• **TASK BRIEF**
Read through the records below and copy each line that uses the word "this".

═════ RECORD EXTRACTS ═════

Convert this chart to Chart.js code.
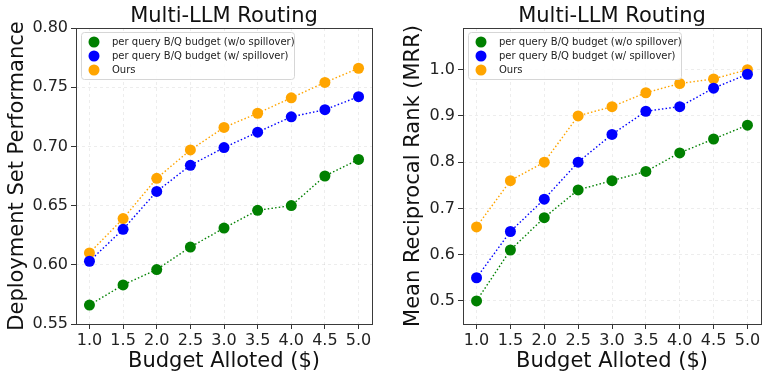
<!DOCTYPE html>
<html><head><meta charset="utf-8">
<script src="https://cdn.jsdelivr.net/npm/chart.js@4"></script>
<style>
html,body{margin:0;padding:0;background:#fff;}
#wrap{position:relative;width:767px;height:378px;}
#c1{position:absolute;left:0;top:0;}
#c2{position:absolute;left:384px;top:0;}
</style></head><body>
<div id="wrap"><canvas id="c1" width="384" height="378"></canvas><canvas id="c2" width="383" height="378"></canvas></div>
<script>
const budgets = [1.0, 1.5, 2.0, 2.5, 3.0, 3.5, 4.0, 4.5, 5.0];
const seriesLabels = ['per query B/Q budget (w/o spillover)', 'per query B/Q budget (w/ spillover)', 'Ours'];
const chartTitle = 'Multi-LLM Routing';
const xTitle = 'Budget Alloted ($)';

// Left panel: Deployment Set Performance
const perfNoSpill = [0.566, 0.583, 0.596, 0.615, 0.631, 0.646, 0.650, 0.675, 0.689];
const perfSpill   = [0.603, 0.630, 0.662, 0.684, 0.699, 0.712, 0.725, 0.731, 0.742];
const perfOurs    = [0.610, 0.639, 0.673, 0.697, 0.716, 0.728, 0.741, 0.754, 0.766];
const perfTicks   = [0.55, 0.60, 0.65, 0.70, 0.75, 0.80];

// Right panel: Mean Reciprocal Rank
const mrrNoSpill = [0.50, 0.61, 0.68, 0.74, 0.76, 0.78, 0.82, 0.85, 0.88];
const mrrSpill   = [0.55, 0.65, 0.72, 0.80, 0.86, 0.91, 0.92, 0.96, 0.99];
const mrrOurs    = [0.66, 0.76, 0.80, 0.90, 0.92, 0.95, 0.97, 0.98, 1.00];
const mrrTicks   = [0.5, 0.6, 0.7, 0.8, 0.9, 1.0];

const colors = ['#008000', '#0000ff', '#ffa500'];
const FONT = "'DejaVu Sans', sans-serif";

function mkDatasets(arrs) {
  return arrs.map((a, i) => ({
    label: seriesLabels[i],
    data: budgets.map((b, j) => ({x: b, y: a[j]})),
    borderColor: colors[i],
    backgroundColor: colors[i],
    pointBackgroundColor: colors[i],
    pointBorderColor: colors[i],
    pointRadius: 5.5,
    pointBorderWidth: 0,
    borderWidth: 1.4,
    borderDash: [1.5, 2.2],
    showLine: true,
    tension: 0,
    fill: false
  }));
}

const framePlugin = {
  id: 'frame',
  afterDraw(chart) {
    const {ctx, chartArea: a} = chart;
    ctx.save();
    ctx.strokeStyle = '#3a3a3a';
    ctx.lineWidth = 1;
    ctx.strokeRect(Math.round(a.left) + 0.5, Math.round(a.top) + 0.5, Math.round(a.right - a.left), Math.round(a.bottom - a.top));
    // title
    ctx.fillStyle = '#111';
    ctx.font = "21px " + FONT;
    ctx.textAlign = 'center';
    ctx.textBaseline = 'alphabetic';
    ctx.fillText(chartTitle, (a.left + a.right) / 2, 22);
    // legend
    const lx = a.left + 5, ly = a.top + 4, w = 213, h = 47;
    ctx.beginPath();
    if (ctx.roundRect) ctx.roundRect(lx + 0.5, ly + 0.5, w, h, 3); else ctx.rect(lx + 0.5, ly + 0.5, w, h);
    ctx.fillStyle = 'rgba(255,255,255,0.85)';
    ctx.fill();
    ctx.strokeStyle = '#d6d6d6';
    ctx.stroke();
    chart.data.datasets.forEach((ds, i) => {
      const cy = ly + 10 + i * 14;
      ctx.beginPath();
      ctx.arc(lx + 13, cy, 5.5, 0, Math.PI * 2);
      ctx.fillStyle = ds.backgroundColor;
      ctx.fill();
      ctx.fillStyle = '#222';
      ctx.font = "10px " + FONT;
      ctx.textAlign = 'left';
      ctx.textBaseline = 'middle';
      ctx.fillText(ds.label, lx + 31, cy);
    });
    ctx.restore();
  }
};

function mkChart(id, arrs, yTicks, ymin, ymax, yTitle, yWidth, padRight, yTitlePad, decimals) {
  return new Chart(document.getElementById(id), {
    type: 'scatter',
    data: {datasets: mkDatasets(arrs)},
    options: {
      responsive: false,
      animation: false,
      devicePixelRatio: 1,
      layout: {padding: {left: 0, right: padRight, top: 28, bottom: 0}},
      plugins: {legend: {display: false}, title: {display: false}, tooltip: {enabled: false}},
      scales: {
        x: {
          type: 'linear', min: 0.8, max: 5.2,
          afterFit(s) { s.height = 54; },
          afterBuildTicks(s) { s.ticks = budgets.map(v => ({value: v})); },
          ticks: {color: '#222', font: {family: FONT, size: 16}, padding: 2, maxRotation: 0,
                  callback: v => Number(v).toFixed(1)},
          grid: {color: 'rgba(0,0,0,0.07)', tickColor: '#333', tickLength: 5, tickBorderDash: []},
          border: {display: false, dash: [3, 3]},
          title: {display: true, text: xTitle, color: '#111', font: {family: FONT, size: 21}, padding: {top: 0, bottom: 4}}
        },
        y: {
          type: 'linear', min: ymin, max: ymax,
          afterFit(s) { s.width = yWidth; },
          afterBuildTicks(s) { s.ticks = yTicks.map(v => ({value: v})); },
          ticks: {color: '#222', font: {family: FONT, size: 16}, padding: 3,
                  callback: v => Number(v).toFixed(decimals)},
          grid: {color: 'rgba(0,0,0,0.07)', tickColor: '#333', tickLength: 5, tickBorderDash: []},
          border: {display: false, dash: [3, 3]},
          title: {display: true, text: yTitle, color: '#111', font: {family: FONT, size: 21}, padding: {top: yTitlePad, bottom: 0}}
        }
      }
    },
    plugins: [framePlugin]
  });
}

mkChart('c1', [perfNoSpill, perfSpill, perfOurs], perfTicks, 0.55, 0.80, 'Deployment Set Performance', 76, 12, 5, 2);
mkChart('c2', [mrrNoSpill, mrrSpill, mrrOurs], mrrTicks, 0.45, 1.09, 'Mean Reciprocal Rank (MRR)', 79, 6, 17, 1);
</script>
</body></html>
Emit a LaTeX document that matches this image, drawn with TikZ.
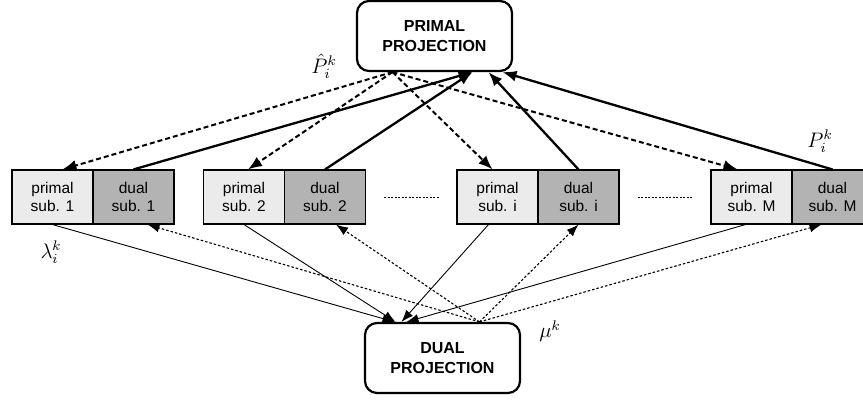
\documentclass[tikz,border=0pt]{standalone}
\usepackage{fontspec}
\setsansfont{Liberation Sans}
\usetikzlibrary{arrows.meta}
\definecolor{primfill}{HTML}{EBEBEB}
\definecolor{dualfill}{HTML}{B3B3B3}
\tikzset{
  proj/.style={draw, line width=2.2pt, rounded corners=12pt, minimum width=155pt,
    minimum height=70pt, align=center, font=\sffamily\bfseries\fontsize{16}{20}\selectfont},
  subpart/.style={draw, line width=1.1pt, minimum width=81pt, minimum height=54pt,
    inner sep=0pt, align=center, font=\sffamily\fontsize{15.5}{18.5}\selectfont},
  primpart/.style={subpart, fill=primfill},
  dualpart/.style={subpart, fill=dualfill},
  upsolid/.style={line width=2.3pt, -{Latex[length=14pt,width=11pt]}},
  downdash/.style={line width=2pt, dash pattern=on 5pt off 3pt, -{Latex[length=14pt,width=11pt]}},
  todual/.style={line width=0.9pt, -{Latex[length=12pt,width=9pt]}},
  fromdual/.style={line width=1.1pt, dash pattern=on 2.5pt off 2pt, -{Latex[length=12pt,width=9pt]}},
  lbl/.style={font=\large, scale=1.75}
}
\begin{document}
\begin{tikzpicture}[x=1pt, y=-1pt]
    \useasboundingbox (0,0) rectangle (863,401);

    % Draw the two projection nodes
    \node[proj] (prim) at (434.5,36) {PRIMAL\\PROJECTION};
    \node[proj] (dual) at (442.5,358) {DUAL\\PROJECTION};

    % Draw the subproblem boxes
    \node[primpart] (p1) at (52.5,197) {primal\\sub. 1};
    \node[dualpart] (d1) at (133.5,197) {dual\\sub. 1};
    \node[primpart] (p2) at (244,197) {primal\\sub. 2};
    \node[dualpart] (d2) at (325,197) {dual\\sub. 2};
    \node[primpart] (pI) at (497.5,197) {primal\\sub. i};
    \node[dualpart] (dI) at (578.5,197) {dual\\sub. i};
    \node[primpart] (pM) at (751.5,197) {primal\\sub. M};
    \node[dualpart] (dM) at (832.5,197) {dual\\sub. M};

    % Dots between the boxes
    \draw[line width=0.9pt, dash pattern=on 2pt off 1.5pt] ([xshift=18pt]d2.east) -- ([xshift=-17pt]pI.west);
    \draw[line width=0.9pt, dash pattern=on 2pt off 1.5pt] ([xshift=18pt]dI.east) -- ([xshift=-18pt]pM.west);

    % Draw edges from the primal projection to the primal subproblems
    \draw[downdash] ([xshift=-42pt]prim.south) -- ([xshift=10pt]p1.north);
    \draw[downdash] ([xshift=-42pt]prim.south) -- ([xshift=4pt]p2.north);
    \draw[downdash] ([xshift=-42pt]prim.south) -- ([xshift=-5pt]pI.north);
    \draw[downdash] ([xshift=-42pt]prim.south) -- ([xshift=-14pt]pM.north);

    % Draw edges from the dual subproblems back to the primal projection
    \draw[upsolid] (d1.north) -- ([xshift=38pt]prim.south);
    \draw[upsolid] (d2.north) -- ([xshift=38pt]prim.south);
    \draw[upsolid] (dI.north) -- ([xshift=54pt]prim.south);
    \draw[upsolid] (dM.north) -- ([xshift=68pt]prim.south);

    % Draw edges from the primal subproblems to the dual projection
    \draw[todual] (p1.south) -- ([xshift=-48pt]dual.north);
    \draw[todual] (p2.south) -- ([xshift=-47pt]dual.north);
    \draw[todual] ([xshift=-9pt]pI.south) -- ([xshift=-41pt]dual.north);
    \draw[todual] ([xshift=-6pt]pM.south) -- ([xshift=-36pt]dual.north);

    % Draw edges from the dual projection to the dual subproblems
    \draw[fromdual] ([xshift=37pt]dual.north) -- ([xshift=14pt]d1.south);
    \draw[fromdual] ([xshift=37pt]dual.north) -- ([xshift=11pt]d2.south);
    \draw[fromdual] ([xshift=37pt]dual.north) -- (dI.south);
    \draw[fromdual] ([xshift=37pt]dual.north) -- ([xshift=-11pt]dM.south);

    % Labels
    \node[lbl] (phat) at (324,66) {$\hat{P}_i^k$};
    \node[lbl] (pik) at (820,141) {$P_i^k$};
    \node[lbl] (lam) at (51,252) {$\lambda_i^k$};
    \node[lbl] (mu) at (550,331) {$\mu^k$};
\end{tikzpicture}
\end{document}
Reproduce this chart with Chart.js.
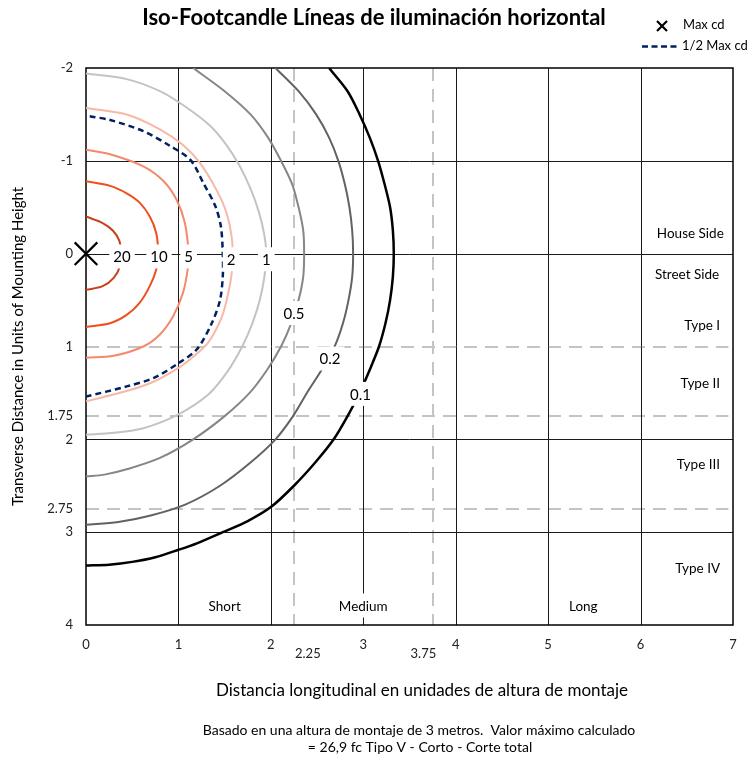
<!DOCTYPE html>
<html><head><meta charset="utf-8">
<script src="https://cdn.jsdelivr.net/npm/chart.js@4.4.1/dist/chart.umd.min.js"></script>
<style>html,body{margin:0;padding:0;background:#fff}#wrap{width:754px;height:761px;position:relative}</style>
</head><body><div id="wrap"><canvas id="c"></canvas></div>
<script>
// ---------- data ----------
const xTicks = [0,1,2,3,4,5,6,7];
const yTicks = [-2,-1,0,1,1.75,2,2.75,3,4];
const extraXTicks = [2.25, 3.75];
const isoLevels = ['20','10','5','2','1','0.5','0.2','0.1'];

const iso20 = [[0,-0.40],[0.18,-0.33],[0.29,-0.25],[0.36,-0.14],[0.38,0],[0.37,0.13],[0.30,0.26],[0.18,0.35],[0,0.39]];
const iso10 = [[0,-0.78],[0.26,-0.73],[0.44,-0.65],[0.58,-0.55],[0.69,-0.40],[0.76,-0.22],[0.78,0],[0.76,0.17],[0.69,0.35],[0.58,0.53],[0.44,0.66],[0.26,0.75],[0,0.79]];
const iso5  = [[0,-1.12],[0.26,-1.07],[0.62,-0.94],[0.84,-0.78],[0.98,-0.58],[1.07,-0.33],[1.11,0],[1.10,0.17],[1.05,0.42],[0.94,0.68],[0.80,0.87],[0.62,1.0],[0.30,1.10],[0,1.12]];
const iso2  = [[0,-1.57],[0.44,-1.50],[0.80,-1.34],[1.05,-1.17],[1.23,-0.98],[1.41,-0.69],[1.52,-0.44],[1.58,-0.15],[1.58,0.17],[1.54,0.42],[1.47,0.68],[1.32,0.96],[1.16,1.11],[1.0,1.23],[0.73,1.38],[0.44,1.48],[0,1.59]];
const iso1  = [[0,-1.94],[0.44,-1.88],[0.80,-1.75],[1.08,-1.58],[1.34,-1.38],[1.52,-1.17],[1.66,-0.95],[1.78,-0.70],[1.87,-0.45],[1.93,-0.2],[1.95,0],[1.93,0.25],[1.88,0.5],[1.80,0.75],[1.69,1.0],[1.53,1.27],[1.32,1.52],[1.0,1.73],[0.62,1.88],[0.30,1.93],[0,1.95]];
const iso05 = [[1.16,-2.0],[1.50,-1.75],[1.78,-1.5],[1.97,-1.25],[2.11,-1.0],[2.23,-0.75],[2.30,-0.5],[2.35,-0.25],[2.36,0],[2.35,0.25],[2.30,0.5],[2.22,0.75],[2.11,1.0],[1.96,1.25],[1.77,1.5],[1.50,1.75],[1.16,2.0],[0.80,2.2],[0.45,2.32],[0.2,2.38],[0,2.40]];
const iso02 = [[2.05,-2.0],[2.30,-1.75],[2.49,-1.5],[2.63,-1.25],[2.73,-1.0],[2.80,-0.75],[2.85,-0.5],[2.88,-0.25],[2.89,0],[2.88,0.25],[2.84,0.5],[2.78,0.75],[2.69,1.0],[2.55,1.25],[2.39,1.5],[2.24,1.75],[2.05,2.0],[1.78,2.25],[1.45,2.5],[1.08,2.7],[0.70,2.82],[0.35,2.89],[0,2.92]];
const iso01 = [[2.63,-2.0],[2.83,-1.75],[2.96,-1.5],[3.07,-1.25],[3.16,-1.0],[3.23,-0.75],[3.29,-0.5],[3.32,-0.25],[3.33,0],[3.32,0.25],[3.29,0.5],[3.24,0.75],[3.17,1.0],[3.07,1.25],[2.96,1.5],[2.83,1.75],[2.68,2.0],[2.48,2.25],[2.25,2.5],[2.0,2.73],[1.75,2.88],[1.48,3.0],[1.20,3.12],[1.0,3.19],[0.75,3.27],[0.5,3.32],[0.25,3.35],[0,3.36]];
const halfMax = [[0.04,-1.48],[0.26,-1.44],[0.62,-1.32],[0.91,-1.16],[1.13,-1.01],[1.27,-0.76],[1.40,-0.51],[1.46,-0.29],[1.48,0],[1.48,0.24],[1.45,0.50],[1.36,0.75],[1.20,1.03],[1.0,1.18],[0.73,1.34],[0.44,1.43],[0,1.54]];
const maxCd = [[0,0]];

const solidGridX = [1,2,3,4,5,6];
const solidGridY = [-1,0,2,3];
const dashedGridX = [2.25,3.75];
const dashedGridY = [1,1.75,2.75];

const zoneLabels = ['House Side','Street Side','Type I','Type II','Type III','Type IV'];
const rangeLabels = ['Short','Medium','Long'];

// ---------- label anchors (data space) ----------
const isoLabelAt = [[0.39,0.03],[0.79,0.03],[1.11,0.03],[1.57,0.06],[1.95,0.06],[2.25,0.64],[2.64,1.13],[2.97,1.51]];
const zoneLabelAt = [[6.90,-0.23],[6.85,0.22],[6.86,0.76],[6.86,1.39],[6.86,2.26],[6.86,3.38]];
const rangeLabelAt = [[1.50,3.79],[3.0,3.79],[5.38,3.79]];
const extraXLabelAt = [2.40, 3.65];

// ---------- styles ----------
const isoSeries = [iso20, iso10, iso5, iso2, iso1, iso05, iso02, iso01];
const isoColors = ['#C8401A','#F04E1E','#F4896E','#F8B8A6','#C3C3C3','#868686','#626262','#000000'];
const isoWidths = [2,2,2,2,2,2,2,2.5];
const FONT = 'Lato';

function makeChart(){
  const toXY = arr => arr.map(([x,y]) => ({x, y}));
  const datasets = [
    { label:'Max cd', data: toXY(maxCd), showLine:false, pointStyle:'crossRot', pointRadius:16,
      pointBorderWidth:2.2, pointBorderColor:'#000', borderColor:'#000', backgroundColor:'#000', clip:false, order:0 },
    { label:'1/2 Max cd', data: toXY(halfMax), showLine:true, borderColor:'#002060', borderWidth:2.5,
      borderDash:[6,4], pointRadius:0, tension:0.3, fill:false, order:1 }
  ];
  isoSeries.forEach((s,i) => datasets.push({
    label: isoLevels[i] + ' fc', data: toXY(s), showLine:true, borderColor: isoColors[i],
    borderWidth: isoWidths[i], pointRadius:0, tension:0.3, fill:false, order: 2 + i
  }));

  const decor = {
    id:'isoDecor',
    beforeDatasetsDraw(chart){
      const {ctx, chartArea:a, scales:{x:sx, y:sy}} = chart;
      ctx.save();
      ctx.strokeStyle = '#C4C4C4'; ctx.lineWidth = 2; ctx.setLineDash([13,8]);
      dashedGridX.forEach(v => { const x = Math.round(sx.getPixelForValue(v)); ctx.beginPath(); ctx.moveTo(x, a.top); ctx.lineTo(x, a.bottom); ctx.stroke(); });
      dashedGridY.forEach(v => { const y = Math.round(sy.getPixelForValue(v)); ctx.beginPath(); ctx.moveTo(a.left, y); ctx.lineTo(sx.getPixelForValue(6.95), y); ctx.stroke(); });
      ctx.setLineDash([]);
      ctx.strokeStyle = '#1a1a1a'; ctx.lineWidth = 1;
      solidGridX.forEach(v => { const x = Math.round(sx.getPixelForValue(v)) + 0.5; ctx.beginPath(); ctx.moveTo(x, a.top); ctx.lineTo(x, a.bottom); ctx.stroke(); });
      solidGridY.forEach(v => { const y = Math.round(sy.getPixelForValue(v)) + 0.5; ctx.beginPath(); ctx.moveTo(a.left, y); ctx.lineTo(a.right, y); ctx.stroke(); });
      ctx.lineWidth = 1.5; ctx.strokeStyle = '#000';
      ctx.strokeRect(a.left, a.top, a.right - a.left, a.bottom - a.top);
      ctx.restore();
    },
    afterDatasetsDraw(chart){
      const {ctx, scales:{x:sx, y:sy}} = chart;
      ctx.save();
      const boxText = (t, x, y, align, font) => {
        ctx.font = font;
        const w = ctx.measureText(t).width;
        let left = align === 'right' ? x - w : (align === 'center' ? x - w/2 : x);
        ctx.fillStyle = '#fff';
        ctx.fillRect(left - 4, y - 12, w + 8, 24);
        ctx.fillStyle = '#000';
        ctx.textAlign = 'left'; ctx.textBaseline = 'middle';
        ctx.fillText(t, left, y + 1);
      };
      isoLevels.forEach((t,i) => boxText(t, sx.getPixelForValue(isoLabelAt[i][0]), sy.getPixelForValue(isoLabelAt[i][1]), 'center', '15px ' + FONT));
      zoneLabels.forEach((t,i) => boxText(t, sx.getPixelForValue(zoneLabelAt[i][0]), sy.getPixelForValue(zoneLabelAt[i][1]), 'right', '13.5px ' + FONT));
      rangeLabels.forEach((t,i) => boxText(t, sx.getPixelForValue(rangeLabelAt[i][0]), sy.getPixelForValue(rangeLabelAt[i][1]), 'center', '13.5px ' + FONT));
      ctx.restore();
    },
    afterDraw(chart){
      const {ctx, chartArea:a, scales:{x:sx}} = chart;
      ctx.save();
      ctx.fillStyle = '#000'; ctx.textBaseline = 'middle'; ctx.textAlign = 'center';
      // title
      ctx.font = 'bold 22px ' + FONT;
      ctx.fillText('Iso-Footcandle Líneas de iluminación horizontal', 374, 18);
      // extra x tick labels
      ctx.font = '13px ' + FONT; ctx.fillStyle = '#222';
      extraXTicks.forEach((v,i) => ctx.fillText(String(v), sx.getPixelForValue(extraXLabelAt[i]), a.bottom + 29));
      // x title
      ctx.fillStyle = '#000';
      ctx.font = '17px ' + FONT;
      ctx.fillText('Distancia longitudinal en unidades de altura de montaje', 422, 691);
      // footer
      ctx.font = '14px ' + FONT;
      ctx.fillText('Basado en una altura de montaje de 3 metros.  Valor máximo calculado', 419, 730);
      ctx.fillText('= 26,9 fc Tipo V - Corto - Corte total', 420, 747);
      // y title
      ctx.save();
      ctx.translate(18, (a.top + a.bottom) / 2);
      ctx.rotate(-Math.PI / 2);
      ctx.font = '15px ' + FONT;
      ctx.fillText('Transverse Distance in Units of Mounting Height', 0, 0);
      ctx.restore();
      // legend
      ctx.strokeStyle = '#000'; ctx.lineWidth = 2.2;
      ctx.beginPath(); ctx.moveTo(657, 21); ctx.lineTo(667, 31); ctx.moveTo(667, 21); ctx.lineTo(657, 31); ctx.stroke();
      ctx.strokeStyle = '#002060'; ctx.lineWidth = 2.5; ctx.setLineDash([6,3.5]);
      ctx.beginPath(); ctx.moveTo(642, 46.5); ctx.lineTo(680, 46.5); ctx.stroke();
      ctx.setLineDash([]);
      ctx.fillStyle = '#000'; ctx.textAlign = 'left'; ctx.font = '13px ' + FONT;
      ctx.fillText('Max cd', 683, 25);
      ctx.fillText('1/2 Max cd', 682, 46);
      ctx.restore();
    }
  };

  new Chart(document.getElementById('c'), {
    type:'scatter',
    data:{ datasets },
    options:{
      responsive:true, maintainAspectRatio:false, animation:false,
      layout:{ padding:{ top:68, right:21, bottom:61, left:0 } },
      plugins:{ legend:{display:false}, tooltip:{enabled:false}, title:{display:false} },
      scales:{
        x:{ type:'linear', min:0, max:7,
            afterBuildTicks: s => { s.ticks = xTicks.map(v => ({value:v})); },
            afterFit: s => { s.height = 75; },
            grid:{ display:false, drawTicks:false }, border:{ display:false },
            ticks:{ font:{family:FONT, size:13}, color:'#222', padding:12, maxRotation:0, autoSkip:false, callback: v => String(v) } },
        y:{ type:'linear', min:-2, max:4, reverse:true,
            afterBuildTicks: s => { s.ticks = yTicks.map(v => ({value:v})); },
            afterFit: s => { s.width = 86; },
            grid:{ display:false, drawTicks:false }, border:{ display:false },
            ticks:{ font:{family:FONT, size:13}, color:'#222', padding:13, autoSkip:false, callback: v => String(v) } }
      }
    },
    plugins:[decor]
  });
}

Promise.all([document.fonts.load('13px Lato'), document.fonts.load('bold 22px Lato')]).then(makeChart, makeChart);
</script>
</body></html>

═════

• **EXERCISE SOLUTION**
Convert this chart to Chart.js code.
Emit a LaTeX document that matches this image, drawn with TikZ.
Reproduce this chart with Chart.js.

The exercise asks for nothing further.